Lenders who charged higher rates back then were called “loan sharks” and “shylocks.” Today, they’re called “bankers.”
Inflation is now only about 1-3 percent a year, but bank issued credit cards with annual interest rates of 29 percent or more are common. They give lenders margins of more than 26 percent after inflation. About three times what they once enjoyed.
Those out-sized margins are just for normal cards. There are credit cards featuring rates as high as 79.9 percent and payday lenders charging rates that exceed 900 percent a year.
A disastrous 1978 U.S. Supreme Court ruling cleared the way for this crime against the American people. It’s called Marquette National Bank of Minneapolis vs. First of Omaha Service Corp.
The ruling allowed banks to charge interest rates across the nation without regard to the individual state usury laws which previously controlled them. The only requirement was that lenders comply with the rates established by the states where they were legally headquartered,
Nevada, South Dakota and Delaware dropped their rate caps, and invited banks to relocate to their states and begin exploiting their fellow Americans. By doing so, they opened the door to a boatload of predatory lending practices so abhorrent to decent people that they were once the province solely of loan sharks.
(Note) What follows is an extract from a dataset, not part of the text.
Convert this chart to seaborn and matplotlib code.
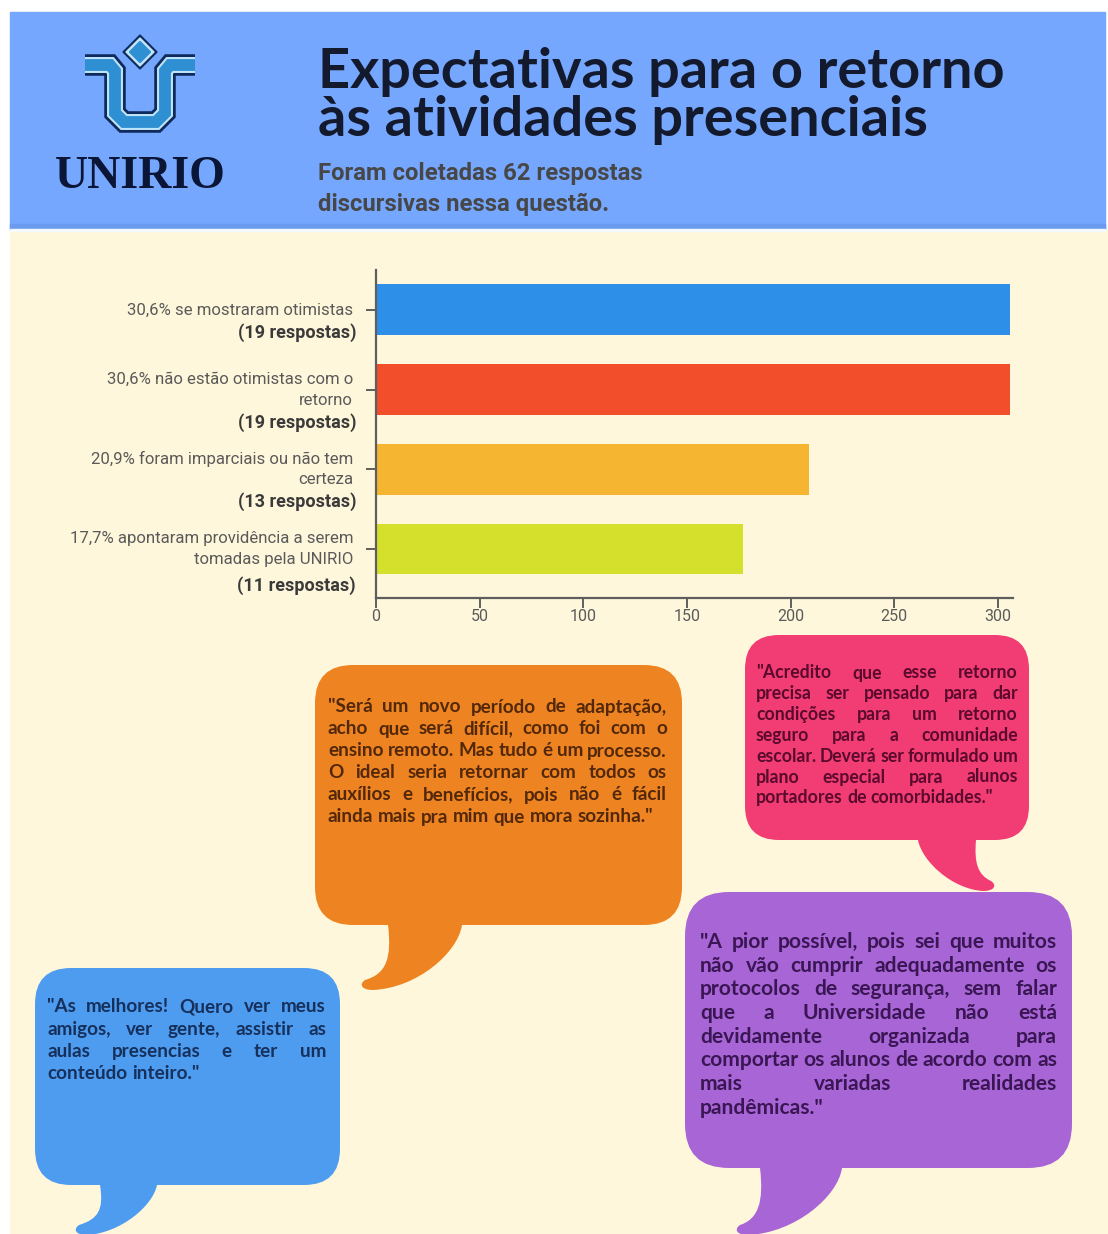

The ruling necessitated the passage of new federal legislation to protect each state’s right to govern the interest rates charged within its borders. However, that legislation was
never passed by a Congress being hijacked by big bank bribes and political donations.
Which is how the banks put the loan sharks out of business, took over their business, and became parasites on their fellow Americans. And how Congress went from representing the American people to representing the banks that rule us.
Don’t look for these open sores in our society to be fixed under the venal Trump Administration.
Because no one pays him off for doing the right thing.
As for the idea that this draft dodger is a principled champion of either his fellow Americans or the concept of states rights… I think not.